This last weekend at the Google Summer of Code Mentor's Summit I had a
chance to compare notes with a Crystal Space developer.  They've chosen
Bullet for their physics engine over ODE and heavily encouraged me to look
into it for PySoy.

We originally went with ODE because it's what Soya used and thus many of us
were already familiar with it, and at the time Bullet was just a collision
library (not handling physics at all).  Since then it appears that Bullet
has surpassed ODE, being used for many mainstream games and even being
ported to the PS3.

There appears to be a few limitations, such as fewer supported joint types
(Bullet calls them constraints), but many new features such as soft body
physics and more collision shapes.  I have been told by many people that
Bullet is far more optimized for collision than ODE thanks to a great deal
of work by commercial game developers adapting it for their needs.
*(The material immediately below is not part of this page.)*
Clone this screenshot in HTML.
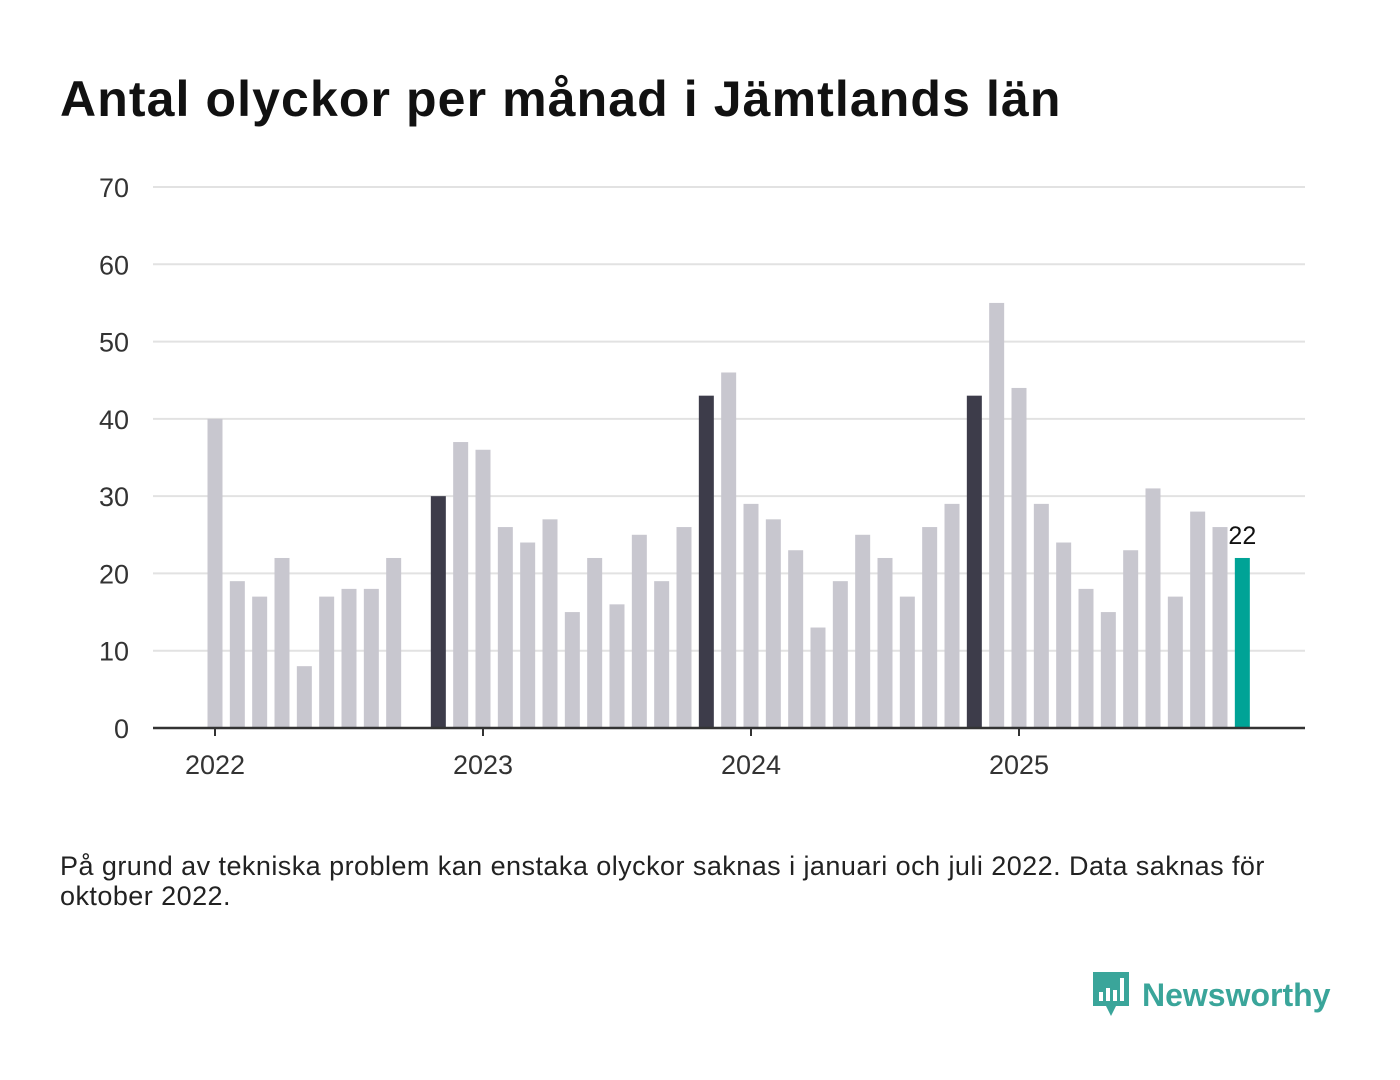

Another huge advantage of Bullet over ODE is that it actually is designed to
be a dependency, where ODE we get into a compatibility hell since it can be
built so many different ways and potentially conflict with expected
behaviour.  The recommendation by the ODE team has always been to build our
own copy of ODE just for our engine and not using a system-wide ODE
installed as a dependency.

I think it would be unwise for us to do anything along these lines until
after beta-3 release, but I would like to have a roadmap for beta-4 that
settles the physics library question soon.  Our roadmap needs to be
seriously revised in any case.

Other comments on Bullet vs ODE?  Preferences?  Volunteers to do this work?